§ **Exercise instructions**: Beneath this line are entries. Copy the range from the line with "Rebuild this chart as a Python" to the line with "ax.set_ylim(n - 0.5, -0.5)", ends included, exactly; leave pictures out.

-- Begin --

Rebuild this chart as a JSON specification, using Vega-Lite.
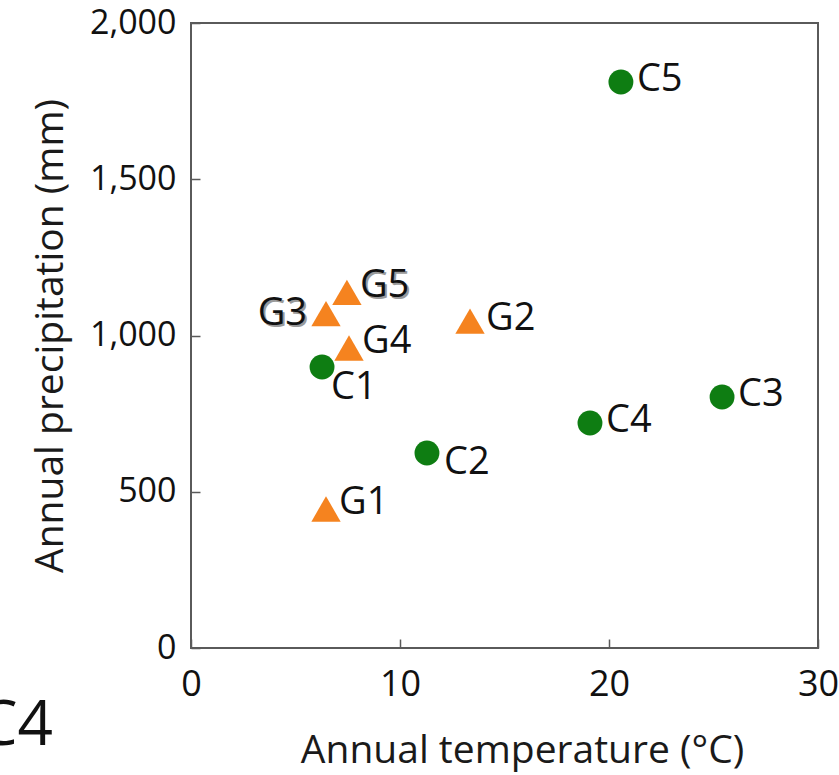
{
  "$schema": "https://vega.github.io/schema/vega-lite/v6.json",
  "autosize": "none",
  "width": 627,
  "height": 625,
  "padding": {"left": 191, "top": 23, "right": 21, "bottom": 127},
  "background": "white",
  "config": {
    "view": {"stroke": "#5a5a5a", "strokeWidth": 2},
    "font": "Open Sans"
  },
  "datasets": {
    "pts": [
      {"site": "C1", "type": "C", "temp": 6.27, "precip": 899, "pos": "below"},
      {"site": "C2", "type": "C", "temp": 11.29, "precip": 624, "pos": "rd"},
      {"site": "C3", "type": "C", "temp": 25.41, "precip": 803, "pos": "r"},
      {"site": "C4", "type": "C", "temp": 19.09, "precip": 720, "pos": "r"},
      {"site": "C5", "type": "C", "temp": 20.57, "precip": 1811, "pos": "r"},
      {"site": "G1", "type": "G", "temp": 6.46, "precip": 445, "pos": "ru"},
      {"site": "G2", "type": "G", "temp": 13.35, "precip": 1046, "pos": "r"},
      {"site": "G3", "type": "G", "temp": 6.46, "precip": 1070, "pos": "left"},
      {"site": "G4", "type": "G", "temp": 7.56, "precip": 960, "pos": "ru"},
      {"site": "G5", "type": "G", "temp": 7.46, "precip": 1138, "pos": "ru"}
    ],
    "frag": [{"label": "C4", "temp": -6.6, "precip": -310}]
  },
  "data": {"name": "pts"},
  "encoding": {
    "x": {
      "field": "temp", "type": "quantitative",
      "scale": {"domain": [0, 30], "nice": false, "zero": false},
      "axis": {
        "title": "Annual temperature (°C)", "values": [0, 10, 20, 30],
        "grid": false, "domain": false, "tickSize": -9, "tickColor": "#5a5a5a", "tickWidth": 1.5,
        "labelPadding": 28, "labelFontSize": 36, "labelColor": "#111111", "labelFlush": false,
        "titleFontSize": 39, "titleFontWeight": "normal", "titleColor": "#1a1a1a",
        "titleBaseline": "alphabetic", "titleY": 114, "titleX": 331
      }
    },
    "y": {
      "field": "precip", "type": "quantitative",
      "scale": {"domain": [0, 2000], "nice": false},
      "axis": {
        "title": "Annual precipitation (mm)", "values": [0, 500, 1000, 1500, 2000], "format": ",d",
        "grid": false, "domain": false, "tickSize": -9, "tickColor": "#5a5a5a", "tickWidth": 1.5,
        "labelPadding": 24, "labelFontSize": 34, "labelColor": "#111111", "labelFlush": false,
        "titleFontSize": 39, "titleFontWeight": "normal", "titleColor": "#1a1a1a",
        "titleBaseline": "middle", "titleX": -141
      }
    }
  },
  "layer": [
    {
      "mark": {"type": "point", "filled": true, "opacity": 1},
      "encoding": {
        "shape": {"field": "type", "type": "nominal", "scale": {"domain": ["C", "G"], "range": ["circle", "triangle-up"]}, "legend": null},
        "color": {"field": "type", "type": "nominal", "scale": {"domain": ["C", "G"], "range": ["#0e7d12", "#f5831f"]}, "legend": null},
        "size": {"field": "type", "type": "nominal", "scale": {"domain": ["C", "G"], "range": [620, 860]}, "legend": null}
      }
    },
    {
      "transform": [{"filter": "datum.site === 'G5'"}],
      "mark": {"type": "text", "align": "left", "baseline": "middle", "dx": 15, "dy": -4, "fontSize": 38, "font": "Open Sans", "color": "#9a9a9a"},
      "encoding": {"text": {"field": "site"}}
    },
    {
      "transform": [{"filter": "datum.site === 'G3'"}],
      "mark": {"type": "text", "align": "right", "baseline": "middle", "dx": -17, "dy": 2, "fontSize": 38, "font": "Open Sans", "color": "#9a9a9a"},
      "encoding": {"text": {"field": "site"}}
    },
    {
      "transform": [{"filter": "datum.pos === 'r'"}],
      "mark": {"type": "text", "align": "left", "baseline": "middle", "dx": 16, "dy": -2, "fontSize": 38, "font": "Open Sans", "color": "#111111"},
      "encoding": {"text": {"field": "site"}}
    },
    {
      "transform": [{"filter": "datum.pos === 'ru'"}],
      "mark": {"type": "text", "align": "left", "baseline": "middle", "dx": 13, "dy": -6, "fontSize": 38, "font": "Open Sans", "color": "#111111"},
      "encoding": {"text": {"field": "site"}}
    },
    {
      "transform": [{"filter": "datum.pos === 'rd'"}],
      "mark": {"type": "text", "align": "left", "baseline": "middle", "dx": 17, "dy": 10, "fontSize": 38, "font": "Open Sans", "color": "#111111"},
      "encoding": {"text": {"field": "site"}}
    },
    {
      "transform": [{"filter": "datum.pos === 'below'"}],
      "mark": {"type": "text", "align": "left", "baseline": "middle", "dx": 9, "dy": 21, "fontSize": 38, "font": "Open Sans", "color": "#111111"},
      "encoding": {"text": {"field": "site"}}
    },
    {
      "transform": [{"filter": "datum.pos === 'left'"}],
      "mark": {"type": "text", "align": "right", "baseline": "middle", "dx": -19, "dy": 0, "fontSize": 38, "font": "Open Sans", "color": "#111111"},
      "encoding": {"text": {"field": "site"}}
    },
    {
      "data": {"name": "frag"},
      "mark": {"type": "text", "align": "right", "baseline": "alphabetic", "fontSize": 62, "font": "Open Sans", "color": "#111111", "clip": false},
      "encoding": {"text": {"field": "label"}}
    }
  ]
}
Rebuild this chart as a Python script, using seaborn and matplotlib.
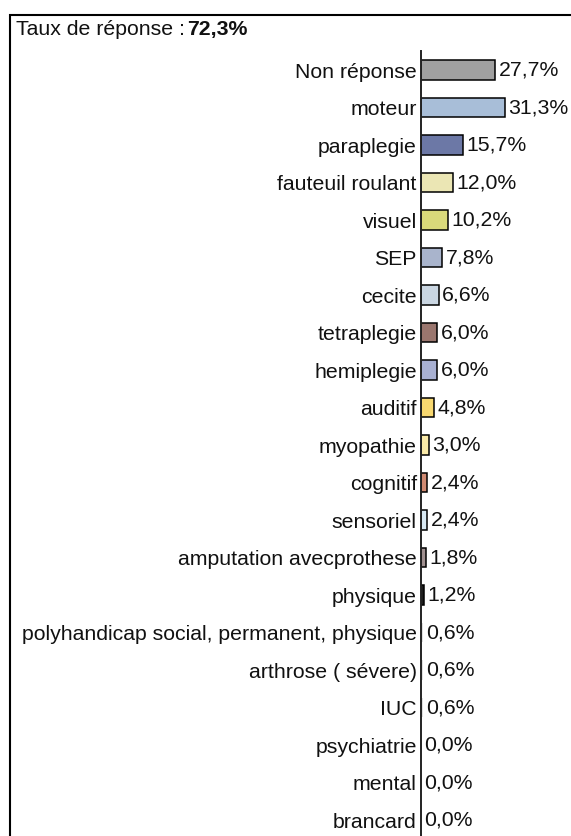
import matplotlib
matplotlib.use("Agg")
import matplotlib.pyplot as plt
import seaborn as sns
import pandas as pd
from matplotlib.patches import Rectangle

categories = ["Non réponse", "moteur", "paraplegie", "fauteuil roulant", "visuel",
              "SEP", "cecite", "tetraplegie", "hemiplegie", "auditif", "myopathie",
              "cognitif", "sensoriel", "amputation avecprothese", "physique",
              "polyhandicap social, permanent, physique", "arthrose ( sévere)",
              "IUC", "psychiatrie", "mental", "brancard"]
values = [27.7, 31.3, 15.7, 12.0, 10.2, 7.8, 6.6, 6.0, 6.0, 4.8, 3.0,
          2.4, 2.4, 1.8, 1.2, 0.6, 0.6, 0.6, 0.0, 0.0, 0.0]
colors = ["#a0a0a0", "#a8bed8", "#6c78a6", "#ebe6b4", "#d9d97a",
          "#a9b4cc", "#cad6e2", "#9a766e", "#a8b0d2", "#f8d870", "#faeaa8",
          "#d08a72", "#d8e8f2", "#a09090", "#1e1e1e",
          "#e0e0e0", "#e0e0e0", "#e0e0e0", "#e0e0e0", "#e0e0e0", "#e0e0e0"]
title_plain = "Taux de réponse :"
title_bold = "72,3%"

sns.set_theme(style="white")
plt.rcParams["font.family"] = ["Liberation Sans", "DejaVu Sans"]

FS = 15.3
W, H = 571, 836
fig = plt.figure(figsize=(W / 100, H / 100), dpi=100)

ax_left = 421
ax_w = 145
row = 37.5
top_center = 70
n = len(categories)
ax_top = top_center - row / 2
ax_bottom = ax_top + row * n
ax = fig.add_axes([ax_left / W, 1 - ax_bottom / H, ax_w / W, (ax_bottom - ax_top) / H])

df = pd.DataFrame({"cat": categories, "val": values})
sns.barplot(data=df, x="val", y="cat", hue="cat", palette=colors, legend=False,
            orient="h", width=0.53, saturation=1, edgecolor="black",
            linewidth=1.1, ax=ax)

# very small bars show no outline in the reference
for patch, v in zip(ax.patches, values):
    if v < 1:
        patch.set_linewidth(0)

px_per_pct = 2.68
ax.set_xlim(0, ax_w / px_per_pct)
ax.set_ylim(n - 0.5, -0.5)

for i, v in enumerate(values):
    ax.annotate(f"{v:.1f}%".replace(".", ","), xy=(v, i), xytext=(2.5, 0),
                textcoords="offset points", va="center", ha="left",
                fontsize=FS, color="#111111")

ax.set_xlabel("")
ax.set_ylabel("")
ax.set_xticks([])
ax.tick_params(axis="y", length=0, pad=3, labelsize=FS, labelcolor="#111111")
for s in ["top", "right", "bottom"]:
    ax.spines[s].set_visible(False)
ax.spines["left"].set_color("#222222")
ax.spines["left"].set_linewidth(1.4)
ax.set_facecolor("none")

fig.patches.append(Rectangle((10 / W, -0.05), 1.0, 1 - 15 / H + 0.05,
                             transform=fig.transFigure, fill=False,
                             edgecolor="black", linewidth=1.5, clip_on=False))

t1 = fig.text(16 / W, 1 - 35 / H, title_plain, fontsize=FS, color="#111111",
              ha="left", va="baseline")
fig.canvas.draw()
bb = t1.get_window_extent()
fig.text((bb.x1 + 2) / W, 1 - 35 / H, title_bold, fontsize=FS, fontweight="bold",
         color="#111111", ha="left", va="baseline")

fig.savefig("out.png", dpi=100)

-- End --

§ **Task answer**:
Rebuild this chart as a Python script, using seaborn and matplotlib.
import matplotlib
matplotlib.use("Agg")
import matplotlib.pyplot as plt
import seaborn as sns
import pandas as pd
from matplotlib.patches import Rectangle

categories = ["Non réponse", "moteur", "paraplegie", "fauteuil roulant", "visuel",
              "SEP", "cecite", "tetraplegie", "hemiplegie", "auditif", "myopathie",
              "cognitif", "sensoriel", "amputation avecprothese", "physique",
              "polyhandicap social, permanent, physique", "arthrose ( sévere)",
              "IUC", "psychiatrie", "mental", "brancard"]
values = [27.7, 31.3, 15.7, 12.0, 10.2, 7.8, 6.6, 6.0, 6.0, 4.8, 3.0,
          2.4, 2.4, 1.8, 1.2, 0.6, 0.6, 0.6, 0.0, 0.0, 0.0]
colors = ["#a0a0a0", "#a8bed8", "#6c78a6", "#ebe6b4", "#d9d97a",
          "#a9b4cc", "#cad6e2", "#9a766e", "#a8b0d2", "#f8d870", "#faeaa8",
          "#d08a72", "#d8e8f2", "#a09090", "#1e1e1e",
          "#e0e0e0", "#e0e0e0", "#e0e0e0", "#e0e0e0", "#e0e0e0", "#e0e0e0"]
title_plain = "Taux de réponse :"
title_bold = "72,3%"

sns.set_theme(style="white")
plt.rcParams["font.family"] = ["Liberation Sans", "DejaVu Sans"]

FS = 15.3
W, H = 571, 836
fig = plt.figure(figsize=(W / 100, H / 100), dpi=100)

ax_left = 421
ax_w = 145
row = 37.5
top_center = 70
n = len(categories)
ax_top = top_center - row / 2
ax_bottom = ax_top + row * n
ax = fig.add_axes([ax_left / W, 1 - ax_bottom / H, ax_w / W, (ax_bottom - ax_top) / H])

df = pd.DataFrame({"cat": categories, "val": values})
sns.barplot(data=df, x="val", y="cat", hue="cat", palette=colors, legend=False,
            orient="h", width=0.53, saturation=1, edgecolor="black",
            linewidth=1.1, ax=ax)

# very small bars show no outline in the reference
for patch, v in zip(ax.patches, values):
    if v < 1:
        patch.set_linewidth(0)

px_per_pct = 2.68
ax.set_xlim(0, ax_w / px_per_pct)
ax.set_ylim(n - 0.5, -0.5)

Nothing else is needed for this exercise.